Although he’s best remembered as a lexicographer today, Johnson was actually something of a literary multitasker. As a journalist, he wrote for an early periodical called The Gentlemen’s Magazine. As a biographer, he wrote the Life of Mr Richard Savage (1744), a memoir of a friend and fellow writer who had died the previous year. Johnson also wrote numerous poems (London, published anonymously in 1738, was his first major published work), a novel (Rasselas, 1759), a stage play (Irene, 1749), and countless essays and critiques. He also co-edited an edition of Shakespeare’s plays. And in between all of that, he even found time to investigate a supposed haunted house in central London.

4. IT WAS THE FIRST DICTIONARY TO USE QUOTATIONS.

Johnson’s dictionary defined some 42,773 words, each of which was given a uniquely scholarly definition, complete with a suggested etymology and an armory of literary quotations—no fewer than 114,000 of them, in fact.
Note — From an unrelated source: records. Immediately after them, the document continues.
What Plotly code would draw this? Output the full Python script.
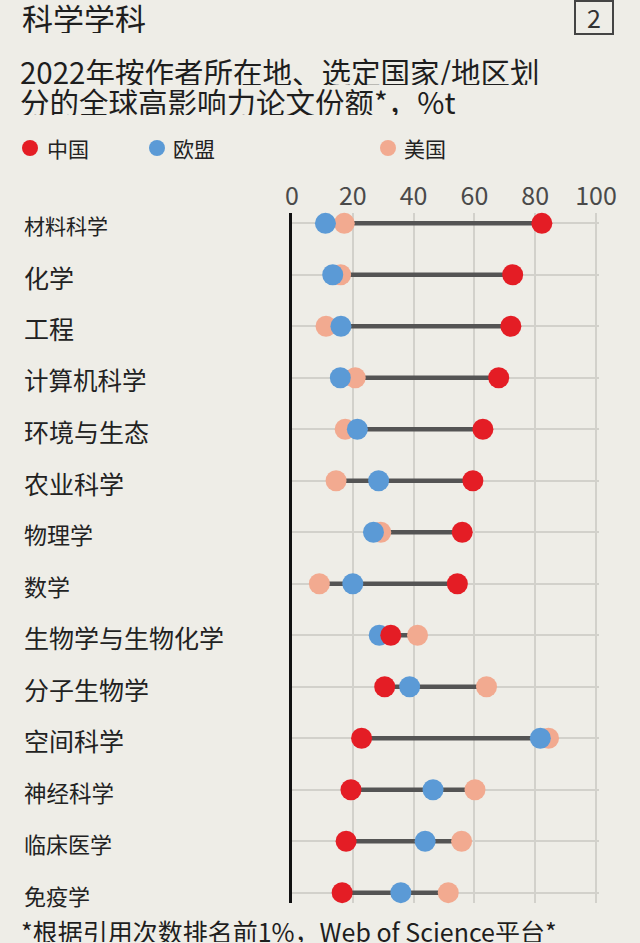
import plotly.graph_objects as go

# ---------------- data ----------------
categories = ["材料科学", "化学", "工程", "计算机科学", "环境与生态", "农业科学", "物理学",
              "数学", "生物学与生物化学", "分子生物学", "空间科学", "神经科学", "临床医学", "免疫学"]
china = [82.2, 72.6, 72.0, 68.0, 62.8, 59.5, 56.0, 54.4, 32.5, 30.5, 22.9, 19.4, 17.8, 16.5]
eu    = [11.0, 13.4, 16.1, 15.9, 21.5, 28.5, 26.8, 20.0, 28.7, 38.7, 81.7, 46.4, 43.8, 35.8]
usa   = [17.2, 16.0, 11.2, 20.8, 17.5, 14.5, 29.2,  9.0, 41.3, 64.0, 84.4, 60.2, 55.8, 51.4]
series_names = ["中国", "欧盟", "美国"]
x_ticks = [0, 20, 40, 60, 80, 100]

title = "科学学科"
subtitle1 = "2022年按作者所在地、选定国家/地区划"
subtitle2 = "分的全球高影响力论文份额*，%t"
footer = "*根据引用次数排名前1%，Web of Science平台*"
badge = "2"

# ---------------- style ----------------
W, H = 640, 943
ML, MR, MT, MB = 292, 41, 213, 40
PW, PH = W - ML - MR, H - MT - MB
BG = "#eeede7"
C_CN, C_EU, C_US = "#e41d25", "#5b9ad6", "#f2aa90"
FONT = "Noto Sans CJK SC"
label_sizes = [21, 25, 25, 24.5, 25, 25, 23, 23, 25, 25, 25, 22.5, 22, 22]


def px(xp):
    return (xp - ML) / PW


def py(yp):
    return 1 - (yp - MT) / PH


fig = go.Figure()

# connectors (min to max per row)
lx, ly = [], []
for c, a, b, d in zip(categories, china, eu, usa):
    vals = [a, b, d]
    lx += [min(vals), max(vals), None]
    ly += [c, c, None]
fig.add_trace(go.Scatter(x=lx, y=ly, mode="lines", line=dict(color="#545454", width=4.5),
                         hoverinfo="skip", showlegend=False))

for name, vals, col in [(series_names[2], usa, C_US), (series_names[1], eu, C_EU), (series_names[0], china, C_CN)]:
    fig.add_trace(go.Scatter(x=vals, y=categories, mode="markers", name=name,
                             marker=dict(size=21, color=col, line=dict(width=0)),
                             showlegend=False, cliponaxis=False))

annotations = []
# category labels
for c, s in zip(categories, label_sizes):
    annotations.append(dict(x=px(22), xref="paper", y=c, yref="y", text=c, showarrow=False,
                            xanchor="left", yanchor="middle", yshift=-2,
                            font=dict(family=FONT, size=s, color="#222222")))

# titles
annotations.append(dict(x=px(20), y=py(17), xref="paper", yref="paper", text=title, showarrow=False,
                        xanchor="left", yanchor="middle", height=32,
                        font=dict(family=FONT, size=31, color="#1e1e1e")))
annotations.append(dict(x=px(18), y=py(70), xref="paper", yref="paper", text=subtitle1, showarrow=False,
                        xanchor="left", yanchor="middle", height=29,
                        font=dict(family=FONT, size=29.5, color="#1e1e1e")))
annotations.append(dict(x=px(18), y=py(101), xref="paper", yref="paper", text=subtitle2, showarrow=False,
                        xanchor="left", yanchor="middle", height=29,
                        font=dict(family=FONT, size=29.5, color="#1e1e1e")))
annotations.append(dict(x=px(594), y=py(17), xref="paper", yref="paper", text=badge, showarrow=False,
                        xanchor="center", yanchor="middle", height=30,
                        font=dict(family=FONT, size=25, color="#333333")))
annotations.append(dict(x=px(19), y=py(931), xref="paper", yref="paper", text=footer, showarrow=False,
                        xanchor="left", yanchor="middle", height=22,
                        font=dict(family=FONT, size=25, color="#1e1e1e")))

shapes = []
# legend
for name, col, dx, tx in [(series_names[0], C_CN, 30, 45), (series_names[1], C_EU, 157, 171), (series_names[2], C_US, 388, 402)]:
    shapes.append(dict(type="circle", xref="paper", yref="paper",
                       x0=px(dx - 8), x1=px(dx + 8), y0=py(148 + 8), y1=py(148 - 8),
                       fillcolor=col, line=dict(width=0)))
    annotations.append(dict(x=px(tx), y=py(148), xref="paper", yref="paper", text=name, showarrow=False,
                            xanchor="left", yanchor="middle", font=dict(family=FONT, size=21, color="#222222")))

shapes.append(dict(type="rect", xref="paper", yref="paper", x0=px(575), x1=px(613), y0=py(34), y1=py(1),
                   line=dict(color="#444444", width=2), fillcolor="rgba(0,0,0,0)"))

fig.update_layout(
    width=W, height=H,
    margin=dict(l=ML, r=MR, t=MT, b=MB, pad=0),
    paper_bgcolor=BG, plot_bgcolor=BG,
    showlegend=False,
    annotations=annotations, shapes=shapes,
    xaxis=dict(range=[0, 101], side="top", tickvals=x_ticks, ticktext=[str(t) for t in x_ticks],
               showgrid=True, gridcolor="#d2d1cb", gridwidth=1.5, zeroline=False, showline=False,
               ticks="", tickfont=dict(family=FONT, size=25, color="#4a4a4a"), ticklabelstandoff=2),
    yaxis=dict(categoryorder="array", categoryarray=categories,
               range=[len(categories) - 1 + 0.2, -0.2],
               showgrid=True, gridcolor="#d2d1cb", gridwidth=1.5, zeroline=False,
               showline=True, linecolor="#111111", linewidth=2.5,
               showticklabels=False, ticks=""),
)

fig.write_html("out.html", config={"displayModeBar": False},
               post_script="document.body.style.margin='0px';document.body.style.padding='0px';"
                           "document.body.style.background='#eeede7';")
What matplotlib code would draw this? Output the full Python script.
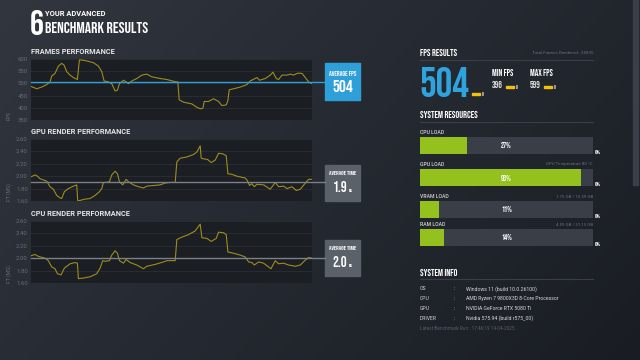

Johnson lifted quotations from books dating back to the 16th century for the citations in his dictionary, and relied heavily on the works of authors he admired and who were popular at the time—Shakespeare, John Milton, Alexander Pope, and Edmund Spenser included. In doing so, he established a lexicographic trend that still survives in dictionaries to this day.

5. IT TOOK MORE THAN EIGHT YEARS TO WRITE.

Defining 42,000 words and finding 114,000 quotes to help you do so takes time: Working from his home off Fleet Street in central London, Johnson and six assistants worked solidly for over eight years to bring his dictionary to print. (Webster, on the other hand, worked all but single-handedly, and used the 22 years it took him to compile his American Dictionary to learn 26 different languages.)

6. JOHNSON WAS WELL PAID FOR HIS TROUBLES.

Johnson was commissioned to write his dictionary by a group of London publishers, who paid him a princely 1,500 guineas—equivalent to roughly $300,000 (£225,000) today.

7. HE LEFT OUT A LOT OF WORDS.

The dictionary’s 42,000-word vocabulary might sound impressive, but it’s believed that the English language probably had as many as five times that many words around the time the dictionary was published in 1755. A lot of that shortfall was simply due to oversight: Johnson included the word irritable in four of his definitions, for instance, but didn’t list it as a headword in his own dictionary. He also failed to include a great many words found in the works of the authors he so admired, and in several of the source dictionaries he utilized, and in some cases he even failed to include the root forms of words whose derivatives were listed elsewhere in the dictionary. Athlete, for instance, didn’t make the final cut, whereas athletic did.

Johnson’s imposition of his own tastes and interests on his dictionary didn't help matters either. His dislike of French, for example, led to familiar words like unique, champagne, and bourgeois being omitted, while those he did include were given a thorough dressing down: ruse is defined as “a French word neither elegant nor necessary,” while finesse is dismissed as “an unnecessary word that is creeping into the language."

8. HE LEFT OUT THE LETTER X.

    At the foot of page 2308 of Johnson’s Dictionary is a note merely reading, “X is a letter which, though found in Saxon words, begins no word in the English language."

    9. HIS DEFINITIONS WEREN’T ALWAYS SO SCHOLARLY.

      As well as imposing his own taste on his dictionary, Johnson also famously employed his own sense of humor on his work. Among the most memorable of all his definitions is his explanation of oats as “a grain, which in England is generally given to horses, but in Scotland supports the people.” But he also defined monsieur as “a term of reproach for a Frenchman,” excise as “a hateful tax levied upon commodities and adjudged not by the common judges of property but wretches hired by those to whom excise is paid,” and luggage as “anything of more weight than value.” As an example of how to use the word dull, he explained that “to make dictionaries is dull work.”

      10. HE POKED LOTS OF FUN AT HIS OWN OCCUPATION.

      Listed on page 1195 of his dictionary, Johnson’s definition of lexicographer was “a writer of dictionaries; a harmless drudge.”